Nearly 20 percent of all election-related tweets come from an army of influential robots.
November 8, 2016

If your political conversations on social media seem mechanical and predictable, it might be because you are debating with a robot.

A study published the day before the election found an estimated 400,000 bots operating on Twitter that were tweeting—and being retweeted—at a remarkable pace, generating nearly 20 percent of all election-related messages.

Emilio Ferrara

Besides being numerous, these bots are also quite influential, and capable of distorting the online debate, according to authors Alessandro Bessi and Emilio Ferrara of the University of Southern California Information Sciences Institute.

One thing remains mysterious: who is creating them? That’s still impossible to determine, Ferrara told MIT Technology Review in a discussion about his study, conducted over a month this fall, a period that included all three presidential debates. Below is an edited transcript.

In the study you measure the influence of bots, and find it to be surprisingly high. Can you explain that?

We measure how many connections an account has to other accounts and how many different users retweet that account.  What we find is that people are not really good at determining whether the information sources they are exposed to are a human or a bot. Bots are being retweeted at the same rate as humans. Since bots are much more active and produce [many more tweets] the by-product is they are being retweeted a lot and becoming influential. That leads to some serious issues with retweeting—spreading misinformation, spreading rumors, conspiracy theories, and so forth.
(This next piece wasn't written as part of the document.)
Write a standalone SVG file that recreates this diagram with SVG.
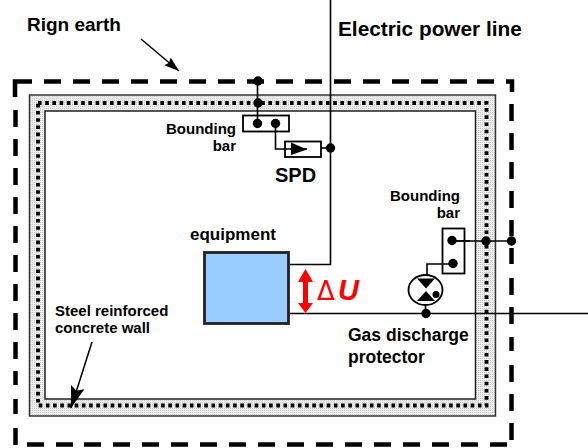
<svg xmlns="http://www.w3.org/2000/svg" width="588" height="448" viewBox="0 0 588 448">
<style>
text{font-family:"Liberation Sans",Arial,sans-serif;font-weight:bold;fill:#000}
.w{fill:none;stroke:#000;stroke-width:1.6}
.b{fill:none;stroke:#000;stroke-width:1.8}
.d{fill:#000;stroke:none}
.sm{font-size:15px}
</style>
<defs>
<pattern id="stip" width="2" height="2" patternUnits="userSpaceOnUse"><rect width="2" height="2" fill="#eeeeee"/><rect width="1" height="1" fill="#c8c8c8"/></pattern>
<marker id="ah" markerUnits="userSpaceOnUse" markerWidth="26" markerHeight="20" refX="22" refY="7" orient="auto"><path d="M0 0L22 7L0 14L4 7Z" fill="#000"/></marker>
<marker id="ah2" markerUnits="userSpaceOnUse" markerWidth="20" markerHeight="20" refX="15" refY="5" orient="auto"><path d="M0 0L15 5L0 10L2 5Z" fill="#000"/></marker>
</defs>
<g id="ring-earth">
<path d="M15 97V81.500H32M44 81.500H61M73 81.500H90M102 81.500H119M131 81.500H148M160 81.500H177M189 81.500H206M218 81.500H235M247 81.500H264M276 81.500H293M305 81.500H322M334 81.500H351M363 81.500H380M392 81.500H409M421 81.500H438M450 81.500H467M477 81.500H494M506 81.500H512V92" fill="none" stroke="#000" stroke-width="4.500"/>
<path d="M15.500 110V127M15.500 139V156M15.500 168V185M15.500 197V214M15.500 226V243M15.500 255V272M15.500 284V301M15.500 313V330M15.500 342V359M15.500 371V385M15.500 399V414M15.500 428V445" fill="none" stroke="#000" stroke-width="4.500"/>
<path d="M511.500 104V121M511.500 133V150M511.500 162V179M511.500 191V208M511.500 220V236M511.500 248V264M511.500 278V295M511.500 307V324M511.500 337V351M511.500 365V382M511.500 394V411M511.500 423V440" fill="none" stroke="#000" stroke-width="4.500"/>
<path d="M27 444.500H44M56 444.500H73M84 444.500H101M113 444.500H130M142 444.500H159M171 444.500H188M200 444.500H217M229 444.500H246M258 444.500H275M287 444.500H304M316 444.500H333M345 444.500H362M374 444.500H391M403 444.500H420M432 444.500H449M461 444.500H478M490 444.500H507" fill="none" stroke="#000" stroke-width="4.500"/>
</g>
<g id="wall">
<path fill-rule="evenodd" d="M29.500 95H495.500V416H29.500ZM45 111V399H475.500V111Z" fill="url(#stip)"/>
<rect x="29.500" y="95" width="466" height="321" fill="none" stroke="#333" stroke-width="1.500"/>
<rect x="45" y="111" width="430.500" height="288" fill="none" stroke="#222" stroke-width="1.500"/>
<rect x="38" y="103" width="448.500" height="302.500" fill="none" stroke="#000" stroke-width="3.800" stroke-dasharray="3.600 3.600"/>
</g>
<g id="connectors">
<path class="w" d="M330.500 0V264.500H290"/>
<path class="w" d="M257.500 81V127"/>
<path class="w" d="M275.500 124V149H290"/>
<path class="w" d="M321 148H330.500"/>
<path class="w" d="M451.500 241H512"/>
<path class="w" d="M452 264H427V278"/>
<path class="w" d="M425.500 304V314"/>
<path class="w" d="M290 313.500H588"/>
<circle class="d" cx="258" cy="81" r="4.700"/>
<circle class="d" cx="258" cy="103" r="4.700"/>
<circle class="d" cx="330.500" cy="148" r="4.700"/>
<circle class="d" cx="486" cy="241" r="4.700"/>
<circle class="d" cx="511.500" cy="241" r="4.700"/>
<circle class="d" cx="426" cy="313.500" r="4.700"/>
</g>
<g id="label-ring-earth"><text x="27" y="31" style="font-size:19px">Rign earth</text>
<path d="M141 39L179 71" stroke="#000" stroke-width="1.500" fill="none" marker-end="url(#ah2)"/></g>
<g id="label-power"><text x="338" y="36" style="font-size:20.800px">Electric power line</text></g>
<g id="bar-top">
<rect class="b" x="243" y="115.500" width="46" height="16"/>
<circle class="d" cx="257.500" cy="123.500" r="4.700"/>
<circle class="d" cx="275.500" cy="123.500" r="4.700"/>
<text class="sm" x="236" y="134" text-anchor="end">Bounding</text>
<text class="sm" x="236" y="151" text-anchor="end">bar</text>
</g>
<g id="spd">
<rect class="b" x="285" y="141.500" width="36" height="15.500" fill="#fff"/>
<path d="M290 149H307" class="w"/>
<path class="d" d="M291 142.500L307 149.500L291 155Z"/>
<text x="275" y="182" style="font-size:20px">SPD</text>
</g>
<g id="equipment">
<text x="190" y="240" style="font-size:17px">equipment</text>
<rect x="204.500" y="252.500" width="84" height="71" fill="#99ccff" stroke="#222" stroke-width="2.800"/>
</g>
<g id="delta-u">
<path fill="#f00" d="M305.500 269L313 282H308V303H313L305.500 313L298 303H303V282H298Z"/>
<text x="317" y="300" style="font-family:'DejaVu Sans',sans-serif;font-size:26px;font-weight:normal;fill:#f00">Δ</text>
<text x="338" y="300" style="font-size:29px;font-style:italic;fill:#f00">U</text>
</g>
<g id="bar-right">
<rect class="b" x="442.500" y="228.500" width="22" height="45" fill="#fff"/>
<circle class="d" cx="452" cy="240.500" r="4.700"/>
<circle class="d" cx="453" cy="263.500" r="4.700"/>
<path class="w" d="M452 241H470"/>
<text class="sm" x="460" y="201" text-anchor="end">Bounding</text>
<text class="sm" x="460" y="218" text-anchor="end">bar</text>
</g>
<g id="gas-protector">
<ellipse cx="425.500" cy="290" rx="17" ry="15" fill="#fff" stroke="#000" stroke-width="1.800"/>
<path class="d" d="M417 278.500H435L426 288.500Z"/>
<path class="d" d="M417 301H435L426 291Z"/>
<circle class="d" cx="436" cy="294.500" r="3.500"/>
<text x="348" y="341" style="font-size:17.500px">Gas discharge</text>
<text x="348" y="363" style="font-size:17.500px">protector</text>
</g>
<g id="label-wall">
<text x="55" y="316" style="font-size:15px">Steel reinforced</text>
<text x="55" y="333" style="font-size:15px">concrete wall</text>
<path d="M92 342L71 408" stroke="#000" stroke-width="1.500" fill="none" marker-end="url(#ah)"/>
</g>
</svg>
This map from the study shows the volume of bot tweets generated between September 16 and October 21, 2016 by state, indicating that one state, Georgia, is the biggest contributor.
This map from the study reflects the volume of human tweets generated between September 16 and October 21, 2016 by state. It shows the conversation being driven by the most populous states, including California, Texas, Florida, Illinois, and New York.

Do you expect this to have an impact on the outcome of the election?

It is really hard or maybe even impossible to make an interpretation of what influence these dynamics have on the outcome of the election, the actual voting and so forth. One thing at risk is voter turnout. We find in some states, in particular in the South and the Midwest, there are way more bots than in any other state. People might think there is a real grassroots support there, but in reality it’s all generated by the bots.

Nearly 75 percent of the bots you found were supportive of the Republican candidate Donald Trump, and the messages in their tweets were different, too.

The bots supporting Donald Trump are really producing an overwhelmingly large amount of positive support for the candidate, while in the case of Hillary Clinton supporters, more tweets are neutral than positive.

Social media bots getting involved in politics isn’t a totally new phenomenon, but you find that this year’s batch is particularly sophisticated.

These bots are more complex, using artificial intelligence to chat with people. They can aggregate the sentiment in a polarized discussion and maybe even further polarize it.

It had been easier to identify earlier bots, but now it’s incredibly difficult for a human to make a determination. I did a test on myself, and in some accounts there are signs that are clear, such as posting 1,000 tweets per hour. In others it’s more difficult. They look like they go to sleep [going offline for a prolonged period each day]. They tweet five, 10, 15 tweets in a row, and then none for an hour. They clone the behavior of people.